April 18, 2002 - VIGRE Presentations
Debbie Hinck, Jocelyn Renner, Alejandro Cantarero, Moorea Brega, Corry Lee, Ashok Basawapatna, Patricia Orendorff, and Robert Thornton

IMAGE ENHANCEMENT FOR FINGERPRINT IDENTIFICATION
Debbie Hinck
(Research under Dr. Curry and Dr. Doughterty)

Personal identity recognition is a crucial part of today's society. We rely on identity verification to protect personal information, find and prosecute criminals, and identify missing persons. The FBI uses a digital database of over 300 million fingerprint images to make identifications. It would be impossible for one person or even a team of people to search through a database of 300 million fingerprints; a matching program must be used to search through the database and return possible matches for an unidentified print.

A variety of image enhancement techniques have been applied to digital fingerprint images, but an optimal method has not yet been determined. This is largely due to the fact that a metric to quantify the quality of the enhancement does not exist. In this talk, I will be discussing the development of a set of standard images that represent fingerprints, methods of noise addition that model common imperfections in fingerprint images, and the non-linear thresholding image enhancement technique.

MATHEMATICAL MODEL OF DISPERSION USING LYAPUNOV EXPONENTS
Jocelyn Renner
(Research under Dr. Julien and Paul Mullowney)

Understanding the dynamics of systems involving dispersion of passive scalars is important in many fields of engineering and science.

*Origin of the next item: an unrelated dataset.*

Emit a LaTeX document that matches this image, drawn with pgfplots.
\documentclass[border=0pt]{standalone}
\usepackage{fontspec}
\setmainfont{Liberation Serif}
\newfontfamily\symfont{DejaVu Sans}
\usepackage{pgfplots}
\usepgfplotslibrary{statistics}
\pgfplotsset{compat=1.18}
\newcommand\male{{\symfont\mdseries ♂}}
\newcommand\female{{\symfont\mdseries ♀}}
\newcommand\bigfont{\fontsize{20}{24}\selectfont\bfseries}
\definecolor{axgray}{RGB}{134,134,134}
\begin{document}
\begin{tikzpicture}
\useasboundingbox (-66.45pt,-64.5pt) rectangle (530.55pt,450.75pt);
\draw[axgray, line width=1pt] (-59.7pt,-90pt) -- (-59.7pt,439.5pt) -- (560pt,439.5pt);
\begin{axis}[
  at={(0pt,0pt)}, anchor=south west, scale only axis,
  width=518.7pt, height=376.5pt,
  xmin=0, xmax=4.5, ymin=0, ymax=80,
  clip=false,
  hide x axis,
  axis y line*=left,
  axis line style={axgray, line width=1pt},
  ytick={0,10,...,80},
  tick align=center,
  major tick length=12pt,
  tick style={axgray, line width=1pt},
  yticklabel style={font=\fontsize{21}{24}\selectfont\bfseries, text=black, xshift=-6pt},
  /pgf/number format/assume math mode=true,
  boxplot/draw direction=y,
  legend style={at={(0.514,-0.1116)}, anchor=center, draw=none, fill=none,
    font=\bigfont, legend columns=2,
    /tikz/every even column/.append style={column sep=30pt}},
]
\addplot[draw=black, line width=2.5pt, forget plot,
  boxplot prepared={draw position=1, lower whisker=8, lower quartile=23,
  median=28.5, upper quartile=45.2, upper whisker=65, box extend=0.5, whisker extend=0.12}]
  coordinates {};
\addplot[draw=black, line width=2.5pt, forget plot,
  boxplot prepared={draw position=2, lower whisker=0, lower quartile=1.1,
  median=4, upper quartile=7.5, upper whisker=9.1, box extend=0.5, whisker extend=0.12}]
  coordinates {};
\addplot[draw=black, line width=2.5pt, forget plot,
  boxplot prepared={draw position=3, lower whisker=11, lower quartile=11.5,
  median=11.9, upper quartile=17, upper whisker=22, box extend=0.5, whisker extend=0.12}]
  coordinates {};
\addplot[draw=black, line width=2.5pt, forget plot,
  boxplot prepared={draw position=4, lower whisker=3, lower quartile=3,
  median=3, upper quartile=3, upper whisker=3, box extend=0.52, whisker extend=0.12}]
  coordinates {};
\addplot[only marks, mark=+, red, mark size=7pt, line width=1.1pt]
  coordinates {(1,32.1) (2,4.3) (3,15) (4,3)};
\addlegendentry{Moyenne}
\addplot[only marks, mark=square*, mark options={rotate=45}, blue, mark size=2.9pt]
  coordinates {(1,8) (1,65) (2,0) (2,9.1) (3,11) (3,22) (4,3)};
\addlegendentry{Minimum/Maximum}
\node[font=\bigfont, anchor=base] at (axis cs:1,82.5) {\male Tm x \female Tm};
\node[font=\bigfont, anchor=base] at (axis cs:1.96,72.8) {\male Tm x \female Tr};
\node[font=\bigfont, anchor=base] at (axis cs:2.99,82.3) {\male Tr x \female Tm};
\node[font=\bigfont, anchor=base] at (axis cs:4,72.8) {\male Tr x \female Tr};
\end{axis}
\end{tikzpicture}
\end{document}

Dispersion can include the transport of particles such as contaminants or represent a property of the system such as heat. Ocean dynamics, weather patterns, engines, reactors, and rocket boosters all undergo mixing in different forms, and understanding the dynamics behind these systems is important for prediction of the behavior of the system. A valid mathematical model of transport processes is essential to understanding the physics behind these complex systems. Good models allow scientists and engineers to provide more accurate predictions of ocean currents and weather patterns as well as allowing them to build more efficient reactors and engines. With Dr. Keith Julien and Paul Mullowney, I am studying ways to numerically measure dispersion in dynamic systems using Lyapunov exponents with the aim of applying the method to a new class of analytic three-dimensional flows for rotating fluids.

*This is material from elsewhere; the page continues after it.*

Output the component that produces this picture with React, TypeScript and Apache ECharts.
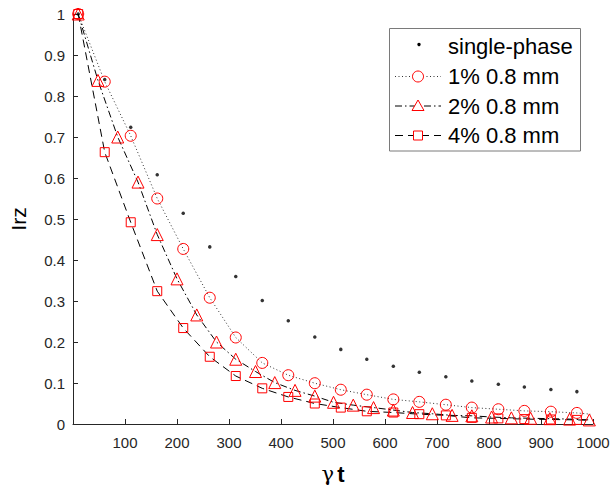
import React, { useEffect, useRef } from "react";
import * as echarts from "echarts";

// x positions (γ t) of the single-phase, 1% and 4% markers
const xDots = [10, 61, 111, 162, 212, 263, 313, 364, 414, 465, 515, 565, 616, 666, 717, 767, 818, 868, 919, 969];
const singlePhase = [1.0, 0.84, 0.724, 0.608, 0.514, 0.432, 0.36, 0.301, 0.252, 0.212, 0.182, 0.158, 0.141, 0.126, 0.115, 0.105, 0.097, 0.09, 0.084, 0.079];
const onePct = [1.0, 0.835, 0.703, 0.55, 0.427, 0.308, 0.211, 0.149, 0.119, 0.0995, 0.0836, 0.0715, 0.06, 0.054, 0.047, 0.04, 0.036, 0.032, 0.03, 0.027];
const onePctEnd = [995, 0.024];
// x positions of the 2% markers
const xTri = [10, 48, 86, 125, 162, 200, 238, 276, 313, 351, 388, 427, 465, 501, 539, 578, 616, 653, 691, 729, 767, 805, 843, 880, 917, 955, 993];
const twoPct = [1.0, 0.838, 0.7, 0.59, 0.462, 0.354, 0.266, 0.2, 0.158, 0.128, 0.101, 0.082, 0.068, 0.053, 0.046, 0.04, 0.034, 0.028, 0.025, 0.021, 0.02, 0.017, 0.015, 0.014, 0.013, 0.012, 0.01];
const fourPct = [1.0, 0.663, 0.492, 0.324, 0.234, 0.164, 0.117, 0.087, 0.066, 0.05, 0.04, 0.031, 0.028, 0.024, 0.021, 0.015, 0.0137, 0.012, 0.011, 0.01];
const fourPctEnd = [995, 0.009];

const legendNames = ["single-phase", "1% 0.8 mm", "2% 0.8 mm", "4% 0.8 mm"];

const FONT = "'Liberation Sans', Arial, Helvetica, sans-serif";
const RED = "#ff0000";

function pairs(xs: number[], ys: number[]) {
  return xs.map((x, i) => [x, ys[i]]);
}

export default function App() {
  const ref = useRef<HTMLDivElement>(null);
  useEffect(() => {
    if (!ref.current) return;
    const chart = echarts.init(ref.current, null, { renderer: "svg" });

    const lx0 = 395, lx1 = 441, lmx = 418, ltx = 448;
    const rows = [46.5, 76.5, 106, 135.5];
    const legendGraphics: any[] = [
      {
        type: "rect",
        shape: { x: 389.5, y: 28.5, width: 191, height: 122.5 },
        style: { fill: "#fff", stroke: "#7a7a7a", lineWidth: 1 },
        z: 10,
      },
      { type: "circle", shape: { cx: lmx + 1, cy: rows[0] - 2, r: 1.7 }, style: { fill: "#000" }, z: 11 },
      { type: "line", shape: { x1: lx0, y1: rows[1], x2: lx1, y2: rows[1] }, style: { stroke: "#333", lineWidth: 1, lineDash: [1, 2.5] }, z: 11 },
      { type: "circle", shape: { cx: lmx, cy: rows[1], r: 5.5 }, style: { fill: "#fff", stroke: RED, lineWidth: 1 }, z: 12 },
      { type: "line", shape: { x1: lx0, y1: rows[2], x2: lx1, y2: rows[2] }, style: { stroke: "#000", lineWidth: 1, lineDash: [7, 3, 1.5, 3] }, z: 11 },
      { type: "polygon", shape: { points: [[lmx, rows[2] - 6], [lmx + 6, rows[2] + 4.5], [lmx - 6, rows[2] + 4.5]] }, style: { fill: "#fff", stroke: RED, lineWidth: 1 }, z: 12 },
      { type: "line", shape: { x1: lx0, y1: rows[3], x2: lx1, y2: rows[3] }, style: { stroke: "#000", lineWidth: 1, lineDash: [8, 5] }, z: 11 },
      { type: "rect", shape: { x: lmx - 4.5, y: rows[3] - 4.5, width: 9, height: 9 }, style: { fill: "#fff", stroke: RED, lineWidth: 1 }, z: 12 },
    ];
    legendNames.forEach((n, i) => {
      legendGraphics.push({
        type: "text",
        x: ltx,
        y: rows[i],
        style: { text: n, fontSize: 22, fontFamily: FONT, fill: "#000", verticalAlign: "middle", align: "left" },
        z: 12,
      });
    });

    const axisCommon = {
      axisLine: { show: true, onZero: false, lineStyle: { color: "#262626", width: 1 } },
      axisTick: { show: true, inside: true, length: 5, lineStyle: { color: "#262626" } },
      splitLine: { show: false },
      axisLabel: { color: "#262626", fontSize: 15, fontFamily: FONT },
    };

    chart.setOption({
      animation: false,
      backgroundColor: "#fff",
      grid: { left: 65.6, right: 20, top: 14, bottom: 61, containLabel: false },
      xAxis: {
        type: "value",
        min: 0,
        max: 1000,
        interval: 100,
        ...axisCommon,
        axisLabel: {
          ...axisCommon.axisLabel,
          margin: 11,
          formatter: (v: number) => (v === 0 ? "" : String(v)),
        },
        name: "{g|γ} {t|t}",
        nameLocation: "middle",
        nameGap: 39,
        nameTextStyle: {
          rich: {
            g: { fontFamily: "'DejaVu Serif', 'Liberation Serif', serif", fontSize: 21, color: "#000" },
            t: { fontFamily: FONT, fontSize: 22, fontWeight: "bold", color: "#000" },
          },
        },
      },
      yAxis: {
        type: "value",
        min: 0,
        max: 1,
        interval: 0.1,
        ...axisCommon,
        axisLabel: { ...axisCommon.axisLabel, margin: 8 },
        name: "Irz",
        nameLocation: "middle",
        nameGap: 44,
        nameTextStyle: { fontFamily: FONT, fontSize: 21, color: "#000" },
      },
      series: [
        {
          name: legendNames[0],
          type: "scatter",
          data: pairs(xDots, singlePhase),
          symbol: "circle",
          symbolSize: 3.5,
          itemStyle: { color: "#000" },
          z: 2,
        },
        {
          name: legendNames[1],
          type: "line",
          data: [...pairs(xDots, onePct), { value: onePctEnd, symbol: "none" }],
          symbol: "circle",
          symbolSize: 11,
          showAllSymbol: true,
          itemStyle: { color: "rgba(0,0,0,0)", borderColor: RED, borderWidth: 1 },
          lineStyle: { color: "#333", width: 1, type: [1, 2.5] },
          z: 3,
        },
        {
          name: legendNames[2],
          type: "line",
          data: pairs(xTri, twoPct),
          symbol: "triangle",
          symbolSize: 12,
          showAllSymbol: true,
          itemStyle: { color: "rgba(0,0,0,0)", borderColor: RED, borderWidth: 1 },
          lineStyle: { color: "#000", width: 1, type: [7, 3, 1.5, 3] },
          z: 3,
        },
        {
          name: legendNames[3],
          type: "line",
          data: [...pairs(xDots, fourPct), { value: fourPctEnd, symbol: "none" }],
          symbol: "rect",
          symbolSize: 9,
          showAllSymbol: true,
          itemStyle: { color: "rgba(0,0,0,0)", borderColor: RED, borderWidth: 1 },
          lineStyle: { color: "#000", width: 1, type: [8, 5] },
          z: 3,
        },
      ],
      graphic: legendGraphics,
    });
    return () => chart.dispose();
  }, []);
  return (
    <div
      ref={ref}
      style={{ position: "absolute", left: 0, top: 0, width: 613, height: 490, background: "#fff" }}
    />
  );
}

APPROXIMATION, STANDARDIZATION AND OTHER APPLICATIONS OF NON-NEGATIVE MATRIX FACTORIZATION
Alejandro Cantarero, Moorea Brega, and Corry Lee
(Research under Dr. Curry)

There exists a factorization method for non-negative matrices such that V is approximately equal to WH. When applied to a set of digital images, this factorization produces a set of basis images. It is then possible to reconstruct other faces not in the original set in terms of these basis images. We explore the "standardization" which occurs when the original image set is sufficiently homogeneous. In such cases, deviant images, when recreated from the basis set, lose "non-standard" features.

THE TRIG IDENTITY OF THE FUTURE
Ashok Basawapatna, Patricia Orendorff and Robert Thornton
(Research under Dr. Mohlenkamp and Lucas Monzón)

An effort to discover ways to reduce the cost of working with functions of several dimensions by using separable functions produced an unexpected discovery: a new trigonometric identity that allows us to write the sine of a sum of N variables as a sum of N separable functions. We are considering what happens if we take a sine of a sum of N distinct variables, such as sin(x+y+z) and multiply it by a sine of a sum of N different variables, such as sin(u+v+w). Simply multiplying out would result in a sum of N^2 terms, but we can now write it with 4N terms and it may be possible to reduce the sum to 2N, or even N terms.